(Gunshot.) Shhhh, just lie still, son, don’t try to talk. I know what you’re wondering. You come into town with the fastest draw in the West and I let you draw first and still you’re still the one lying here a bullet in ya. Well, if only you’d studied some neuroscience you’d know that being the fastest ain’t necessarily gonna help you, son. Why, a study just come out in the Proceedings of the Royal Society. That’s a Brit journal, don’t worry about it. Showed that I can go 10 percent faster reactin’ to you drawing your gun than if I just tried to draw my own gun first. Has to do with the way the nervous system’s set up. And that 10 percent more, why it more than made up for your puny advantage. They say the great physicist Neils Bohr wondered why the ones who drew second always seemed to win in Western movies. Well, now we know. Now gimme back my issue of Scientific American what you stole, you magazine rustler.
[The above text is an exact transcript of this podcast.]

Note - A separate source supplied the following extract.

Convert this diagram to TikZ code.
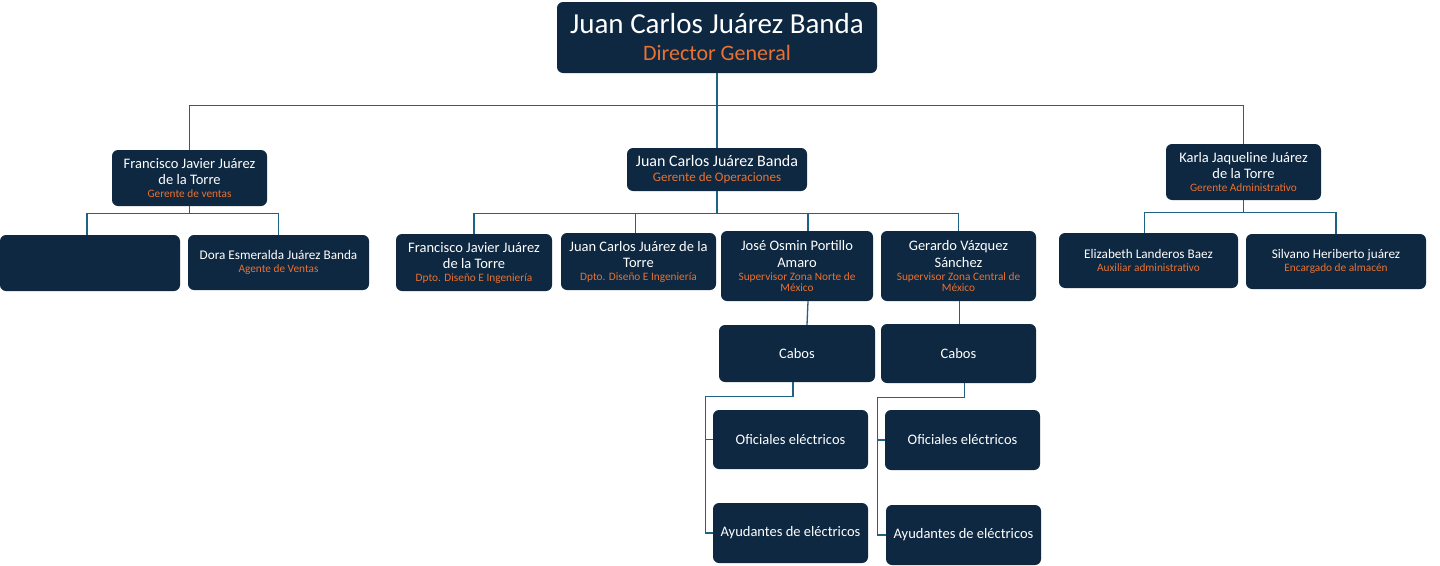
\documentclass[tikz,border=0pt]{standalone}
\usepackage{fontspec}
\setmainfont{Carlito}
\usetikzlibrary{calc}

\definecolor{azul}{HTML}{0E2841}
\definecolor{naranja}{HTML}{E97132}
\definecolor{linea}{HTML}{1F6384}

\newcommand{\cargo}[1]{{\color{naranja}\fontsize{11.3}{12}\selectfont #1}}

\tikzset{
  caja/.style 2 args={fill=azul, rounded corners=6pt, text=white, align=center,
    inner sep=2pt, minimum width=#1pt, minimum height=#2pt,
    font=\fontsize{14.5}{16}\selectfont},
  nombre/.style={font=\fontsize{13.2}{15}\selectfont},
  conector/.style={draw=linea, line width=1.3pt}
}

\begin{document}
\begin{tikzpicture}[x=1pt, y=-1pt]
    \useasboundingbox (0,0) rectangle (1440,565);

    % Dirección general
    \node[caja={320}{71}, font=\fontsize{29}{30}\selectfont] (dir) at (717,37.5)
        {Juan Carlos Juárez Banda\\[-3pt]{\color{naranja}\fontsize{22}{23}\selectfont Director General}};

    % Gerencias
    \node[caja={155}{56}] (ventas) at (189.5,178)
        {Francisco Javier Juárez\\de la Torre\\[-3pt]\cargo{Gerente de ventas}};
    \node[caja={180}{43}, font=\fontsize{16}{17}\selectfont] (operaciones) at (717,169.5)
        {Juan Carlos Juárez Banda\\[-2pt]{\color{naranja}\fontsize{13}{14}\selectfont Gerente de Operaciones}};
    \node[caja={155}{56}] (admin) at (1243.5,172)
        {Karla Jaqueline Juárez\\de la Torre\\[-3pt]\cargo{Gerente Administrativo}};

    % Ventas
    \node[caja={180}{56}] (vacio) at (90,263) {};
    \node[caja={181}{55}, nombre] (dora) at (278.5,262.5)
        {Dora Esmeralda Juárez Banda\\[-2pt]\cargo{Agente de Ventas}};

    % Operaciones
    \node[caja={156}{57}] (diseno1) at (474,262.5)
        {Francisco Javier Juárez\\de la Torre\\[-3pt]\cargo{Dpto. Diseño E Ingeniería}};
    \node[caja={155}{57}] (diseno2) at (638.5,261.5)
        {Juan Carlos Juárez de la\\Torre\\[-3pt]\cargo{Dpto. Diseño E Ingeniería}};
    \node[caja={152}{70}] (norte) at (797,266)
        {José Osmin Portillo\\Amaro\\[-3pt]\cargo{Supervisor Zona Norte de}\\[-5pt]\cargo{México}};
    \node[caja={155}{70}] (central) at (958.5,266)
        {Gerardo Vázquez\\Sánchez\\[-3pt]\cargo{Supervisor Zona Central de}\\[-5pt]\cargo{México}};

    % Administración
    \node[caja={179}{55}, nombre] (auxiliar) at (1148.5,260.5)
        {Elizabeth Landeros Baez\\[-2pt]\cargo{Auxiliar administrativo}};
    \node[caja={180}{55}, nombre] (almacen) at (1336,261.5)
        {Silvano Heriberto juárez\\[-2pt]\cargo{Encargado de almacén}};

    % Cuadrillas
    \node[caja={156}{57}] (cabos1) at (797,353.5) {Cabos};
    \node[caja={155}{59}] (cabos2) at (958.5,353.5) {Cabos};
    \node[caja={155}{59}] (oficiales1) at (790.5,439.5) {Oficiales eléctricos};
    \node[caja={155}{60}] (ayudantes1) at (790.5,533) {Ayudantes de eléctricos};
    \node[caja={155}{60}] (oficiales2) at (962.5,440) {Oficiales eléctricos};
    \node[caja={155}{60}] (ayudantes2) at (963.5,535) {Ayudantes de eléctricos};

    % Conectores del director
    \draw[conector] (dir.south) -- ++(0,32) coordinate (bus);
    \draw[conector] (bus) -| (ventas.north);
    \draw[conector] (bus) -- (operaciones.north);
    \draw[conector] (bus) -| (admin.north);

    % Conectores de ventas
    \draw[conector] (ventas.south) -- ++(0,7) coordinate (busv);
    \draw[conector] (busv) -| ([xshift=-3pt]vacio.north);
    \draw[conector] (busv) -| (dora.north);

    % Conectores de operaciones
    \draw[conector] (operaciones.south) -- ++(0,22) coordinate (buso);
    \draw[conector] (buso) -| (diseno1.north);
    \draw[conector] (buso) -| ([xshift=-3pt]diseno2.north);
    \draw[conector] (buso) -| ([xshift=11pt]norte.north);
    \draw[conector] (buso) -| (central.north);

    % Conectores de administración
    \draw[conector] (admin.south) -- ++(0,12) coordinate (busa);
    \draw[conector] (busa) -| ([xshift=-4pt]auxiliar.north);
    \draw[conector] (busa) -| (almacen.north);

    % Supervisores a cabos
    \draw[conector] ([xshift=11pt]norte.south) -- ([xshift=10pt]cabos1.north);
    \draw[conector] ([xshift=1pt]central.south) -- ([xshift=1pt]cabos2.north);

    % Cabos a oficiales y ayudantes
    \draw[conector] ([xshift=-4pt]cabos1.south) -- ++(0,14) -| ([xshift=-7pt]oficiales1.west)
        coordinate (ramal1) |- (ayudantes1.west);
    \draw[conector] (ramal1) -- (oficiales1.west);
    \draw[conector] ([xshift=6pt]cabos2.south) -- ++(0,14) -| ([xshift=-7pt]oficiales2.west)
        coordinate (ramal2) |- (ayudantes2.west);
    \draw[conector] (ramal2) -- (oficiales2.west);
\end{tikzpicture}
\end{document}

Erratum (2/4/10): This transcript includes an error involving the allegedly "puny" advantage of gunfighter 1, whose advantage in fact is not puny. Although gunfighter 2 moves about 21 milliseconds faster than does gunfighter 1, the initiation of that movement can take about 200 milliseconds. So the faster reaction movement would not ordinarily make up for that delay. In this particular dramatic scenario, gunfighter 2 is simply the better shot.